There are ways to counter that, too. For nearly every method of securing a communication channel, there are pluggable transports that help slip past the watchful eye of DPI. For example, Shadowsocks includes built‑in DPI evasion and masquerades as a standard connection to a remote server.

OpenVPN traffic is easy to fingerprint on its own, but stunnel can also help you evade packet inspection. Stunnel wraps the VPN inside an SSL/TLS connection that looks innocuous—like a regular browser visiting a site over HTTPS. That makes this kind of tunnel hard to block. If you overdo it, you risk blocking virtually everything.

tls-crypt—a mode introduced in OpenVPN 2.4—also helps bypass DPI by encrypting the VPN’s TLS control channel.

The Tor Browser team actively works on evading DPI-based blocking. When connecting to the Tor network, you can use a pluggable transport that ensures an unobstructed connection to your first Tor entry point. You can either choose one from the built-in list (public bridges) or request a personal bridge on the official Tor Bridges site.

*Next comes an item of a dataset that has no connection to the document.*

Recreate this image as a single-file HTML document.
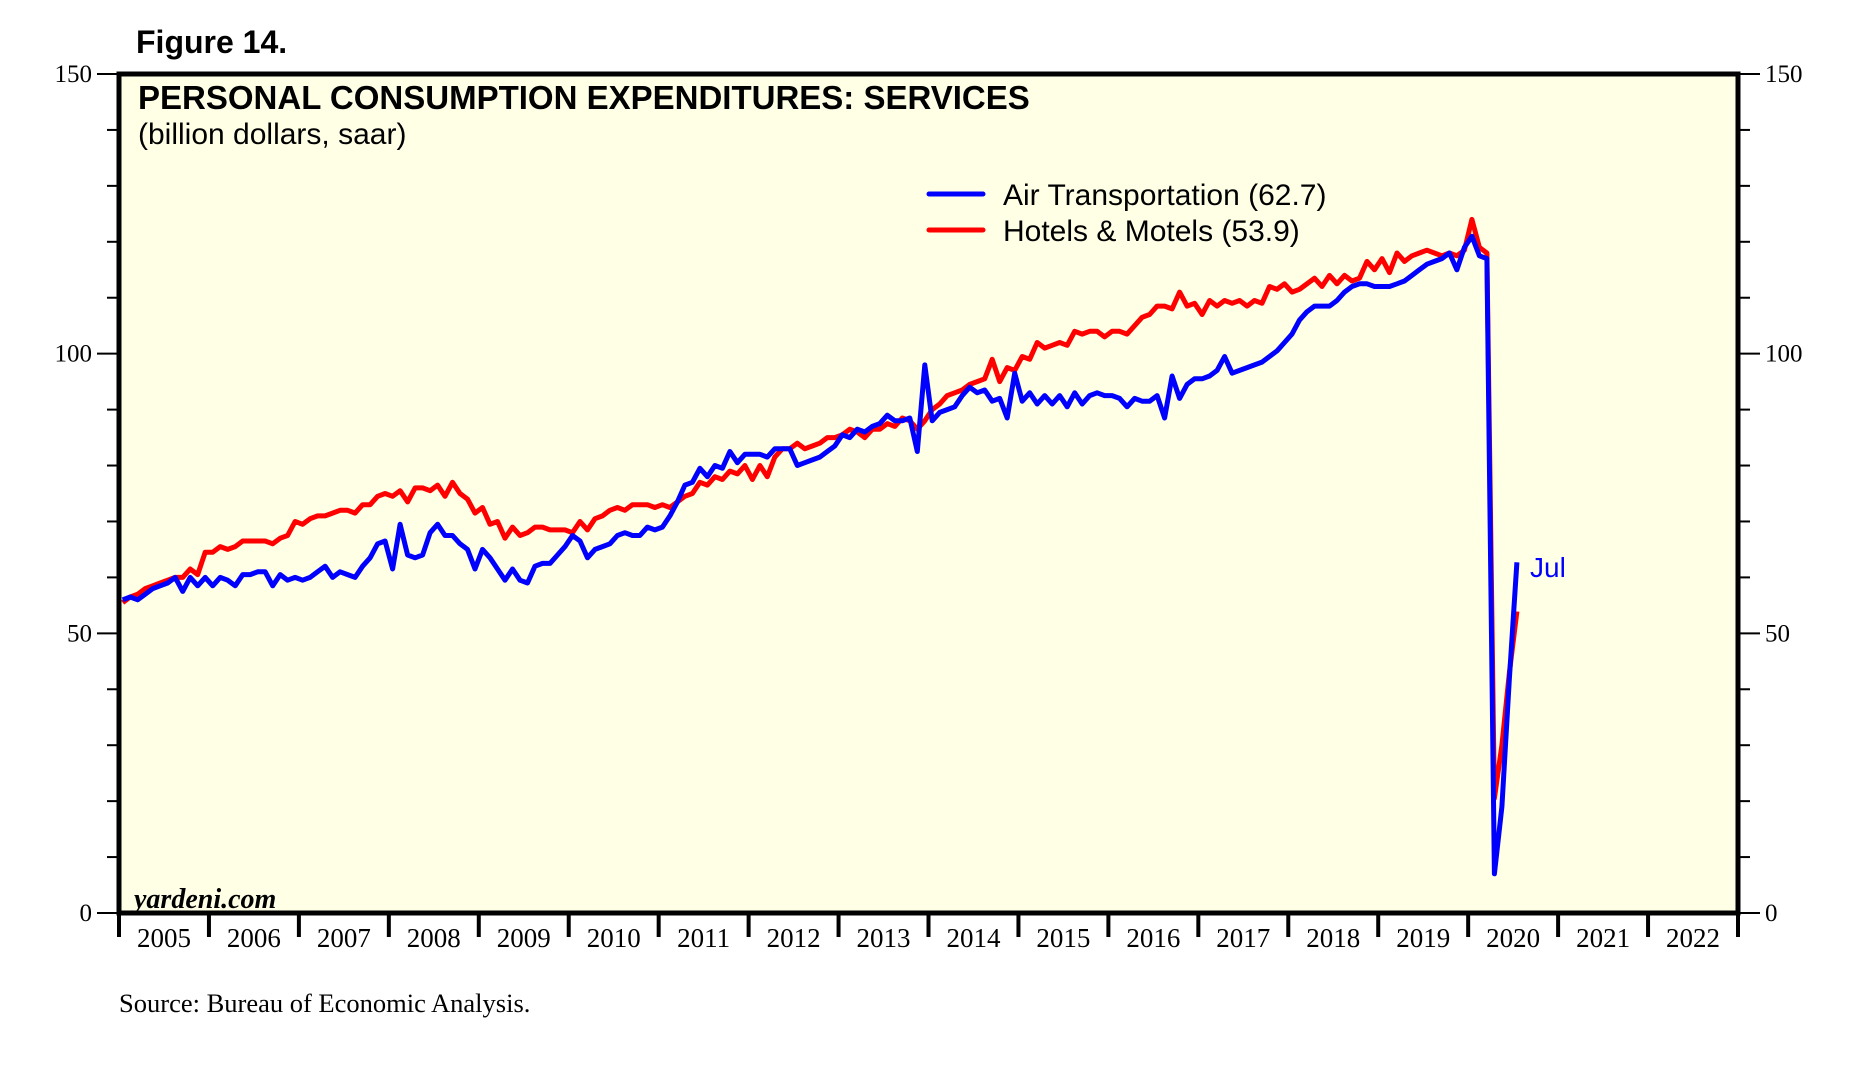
<!DOCTYPE html>
<html><head><meta charset="utf-8"><style>
html,body{margin:0;padding:0;background:#fff;}
svg{display:block;}
</style></head><body>
<svg id="chart" width="1857" height="1080" xmlns="http://www.w3.org/2000/svg">
<text x="136" y="53" font-family="Liberation Sans, sans-serif" font-weight="bold" font-size="32">Figure 14.</text>
<rect x="119" y="74" width="1619" height="839" fill="#ffffe6"/>
<g id="ticks"></g>
<g id="series"></g>
<rect x="119" y="74" width="1619" height="839" fill="none" stroke="#000" stroke-width="5"/>
<text x="138" y="109" font-family="Liberation Sans, sans-serif" font-weight="bold" font-size="33">PERSONAL CONSUMPTION EXPENDITURES: SERVICES</text>
<text x="138" y="144" font-family="Liberation Sans, sans-serif" font-size="30">(billion dollars, saar)</text>
<line x1="929" y1="194" x2="983" y2="194" stroke="#0000ff" stroke-width="5" stroke-linecap="round"/>
<text x="1003" y="205" font-family="Liberation Sans, sans-serif" font-size="30">Air Transportation (62.7)</text>
<line x1="929" y1="230" x2="983" y2="230" stroke="#ff0000" stroke-width="5" stroke-linecap="round"/>
<text x="1003" y="241" font-family="Liberation Sans, sans-serif" font-size="30">Hotels &amp; Motels (53.9)</text>
<text x="1530" y="577" font-family="Liberation Sans, sans-serif" font-size="28" fill="#0000ff">Jul</text>
<text x="134" y="908" font-family="Liberation Serif, serif" font-style="italic" font-weight="bold" font-size="28">yardeni.com</text>
<text x="119" y="1012" font-family="Liberation Serif, serif" font-size="26.5">Source: Bureau of Economic Analysis.</text>
</svg>
<script>
const years = [2005,2006,2007,2008,2009,2010,2011,2012,2013,2014,2015,2016,2017,2018,2019,2020,2021,2022];
const yTicks = [0,50,100,150];
const airTransport = [
56,56.5,56,57,58,58.5,59,60,57.5,60,58.5,60,
58.5,60,59.5,58.5,60.5,60.5,61,61,58.5,60.5,59.5,60,
59.5,60,61,62,60,61,60.5,60,62,63.5,66,66.5,
61.5,69.5,64,63.5,64,68,69.5,67.5,67.5,66,65,61.5,
65,63.5,61.5,59.5,61.5,59.5,59,62,62.5,62.5,64,65.5,
67.5,66.5,63.5,65,65.5,66,67.5,68,67.5,67.5,69,68.5,
69,71,73.5,76.5,77,79.5,78,80,79.5,82.5,80.5,82,
82,82,81.5,83,83,83,80,80.5,81,81.5,82.5,83.5,
85.5,85,86.5,86,87,87.5,89,88,88,88.5,82.5,98,
88,89.5,90,90.5,92.5,94,93,93.5,91.5,92,88.5,96.5,
91.5,93,91,92.5,91,92.5,90.5,93,91,92.5,93,92.5,
92.5,92,90.5,92,91.5,91.5,92.5,88.5,96,92,94.5,95.5,
95.5,96,97,99.5,96.5,97,97.5,98,98.5,99.5,100.5,102,
103.5,106,107.5,108.5,108.5,108.5,109.5,111,112,112.5,112.5,112,
112,112,112.5,113,114,115,116,116.5,117,118,115,119,
121,117.5,117,7,19,42,62.7];
const hotelsMotels = [
55.5,56.5,57,58,58.5,59,59.5,60,60,61.5,60.5,64.5,
64.5,65.5,65,65.5,66.5,66.5,66.5,66.5,66,67,67.5,70,
69.5,70.5,71,71,71.5,72,72,71.5,73,73,74.5,75,
74.5,75.5,73.5,76,76,75.5,76.5,74.5,77,75,74,71.5,
72.5,69.5,70,67,69,67.5,68,69,69,68.5,68.5,68.5,
68,70,68.5,70.5,71,72,72.5,72,73,73,73,72.5,
73,72.5,73.5,74.5,75,77,76.5,78,77.5,79,78.5,80,
77.5,80,78,81.5,83,83,84,83,83.5,84,85,85,
85.5,86.5,86,85,86.5,86.5,87.5,87,88.5,88,86.5,88,
90,91,92.5,93,93.5,94.5,95,95.5,99,95,97.5,97,
99.5,99,102,101,101.5,102,101.5,104,103.5,104,104,103,
104,104,103.5,105,106.5,107,108.5,108.5,108,111,108.5,109,
107,109.5,108.5,109.5,109,109.5,108.5,109.5,109,112,111.5,112.5,
111,111.5,112.5,113.5,112,114,112.5,114,113,113.5,116.5,115,
117,114.5,118,116.5,117.5,118,118.5,118,117.5,118,117.5,118.5,
124,119,118,20.5,30,43,53.9];

const X0=119, X1=1738, Y0=913, Y1=74;
const yearW=(X1-X0)/years.length;
function xMonth(i){return X0+(i+0.5)*yearW/12;}
function yVal(v){return Y0-(v/150)*(Y0-Y1);}
const NS="http://www.w3.org/2000/svg";
const tg=document.getElementById('ticks');
function mk(tag,attrs,parent){const e=document.createElementNS(NS,tag);for(const k in attrs)e.setAttribute(k,attrs[k]);parent.appendChild(e);return e;}
for(let v=0;v<=150;v+=10){
  const major=v%50===0;
  const l=mk('line',{x1:major?X0-22:X0-12,x2:X0,y1:yVal(v),y2:yVal(v),stroke:'#000','stroke-width':2},tg);
  
  
  const r=mk('line',{x1:X1,x2:major?X1+22:X1+12,y1:yVal(v),y2:yVal(v),stroke:'#000','stroke-width':2},tg);
  
  
}
yTicks.forEach(v=>{
  const t=mk('text',{x:X0-27,y:yVal(v)+8,'text-anchor':'end','font-family':'Liberation Serif, serif','font-size':25},tg);
  t.textContent=v;
  
  
  const t2=mk('text',{x:X1+27,y:yVal(v)+8,'font-family':'Liberation Serif, serif','font-size':25},tg);
  t2.textContent=v;
  
  
});
for(let i=0;i<=years.length;i++){
  const x=X0+i*yearW;
  const l=mk('line',{x1:x,x2:x,y1:Y0,y2:Y0+24,stroke:'#000','stroke-width':4},tg);
  
  
}
years.forEach((yr,i)=>{
  const t=mk('text',{x:X0+(i+0.5)*yearW,y:Y0+34,'text-anchor':'middle','font-family':'Liberation Serif, serif','font-size':27},tg);
  t.textContent=yr;
  
  
});
const sg=document.getElementById('series');
function line(data,color,name){
  const d=data.map((v,i)=>(i?'L':'M')+xMonth(i).toFixed(1)+','+yVal(v).toFixed(1)).join('');
  const p=mk('path',{d:d,fill:'none',stroke:color,'stroke-width':5,'stroke-linejoin':'round'},sg);
  
  
}
line(hotelsMotels,'#ff0000','hotels-motels-line');
line(airTransport,'#0000ff','air-transportation-line');
</script>
</body></html>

The best results come from obfs4—an obfuscation transport that scrambles traffic so it’s indistinguishable on the wire. DPI generally lets such packets through because it can’t tell what they are.

There are also a few tools that try to evade packet inspection in various ways—for example, by fragmenting traffic or altering headers. These include GoodbyeDPI and Green Tunnel (the latter has a simple GUI). They don’t hide your IP or your data, but they can bypass blocking.

A comprehensive, all-in-one option is the Streisand project; a Russian-language overview is available on GitHub. It’s a real Swiss Army knife for data security. In just a few minutes, this tool deploys and configures multiple data-protection services on a remote server and provides detailed, step-by-step instructions for each.

Conclusion

To protect our online security and anonymity, a wide range of technologies has been developed at different levels. Some are time-tested, while others defend against the latest censorship techniques. Thanks to these, we can still stay under the radar—you just have to remember to use them.